Print Recipe
Vietnamese Summer Rolls
 
recipe image
Prep Time: 30 Minutes
Cook Time: 0 Minutes
Ready In: 30 Minutes
Servings: 4
Serve 2 rolls for a entree or just one as an appetizer. The sauce is great! Use about an ounce of dry cellophane noodles to get 1/2 cup bean threads.
Ingredients:
1 cup thinly sliced bibb lettuce
1/2 cup bean sprouts
1/2 cup cooked bean threads
1/2 cup shredded carrot
1/4 cup chopped green onion
1/4 cup thinly sliced basil
1/4 cup chopped mint
6 ounces cooked peeled and deveined shrimp, coarsely chopped
8 sheets rice paper (8-inch round)
1 tablespoon sugar
2 tablespoons rice wine vinegar
2 tablespoons fresh lime juice
1 teaspoon chili paste with garlic (like sambal oelek)
1 teaspoon soy sauce
Directions:
1. To prepare the rolls: Combine the first 8 ingredients.
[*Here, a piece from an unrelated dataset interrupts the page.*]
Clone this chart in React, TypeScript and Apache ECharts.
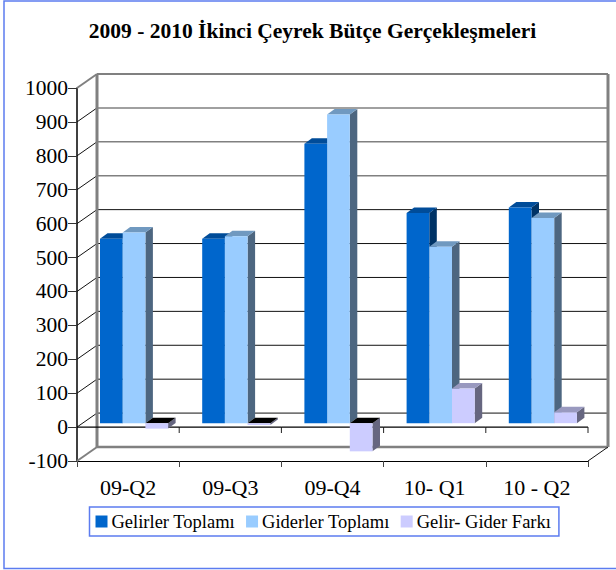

Add hot water to a large shallow dish to a depth of 1 inch. Place 1 rice paper sheet in dish; let stand 30 seconds or just until soft. Place sheet on a flat surface. Arrange 1/3 cup shrimp mixture over half of sheet, leaving a 1/2 inch border. Folding sides of sheet over filling and starting with filled side, roll up jelly-roll fashion. Gently press seam to seal. Place roll, seam side down, on a serving platter (cover to keep from drying). Repeat with remaining shrimp mixture and rice paper sheets.
2. To prepare the dipping sauce: Combine sugar and remaining ingredients, stir with a whisk. Serve with summer rolls.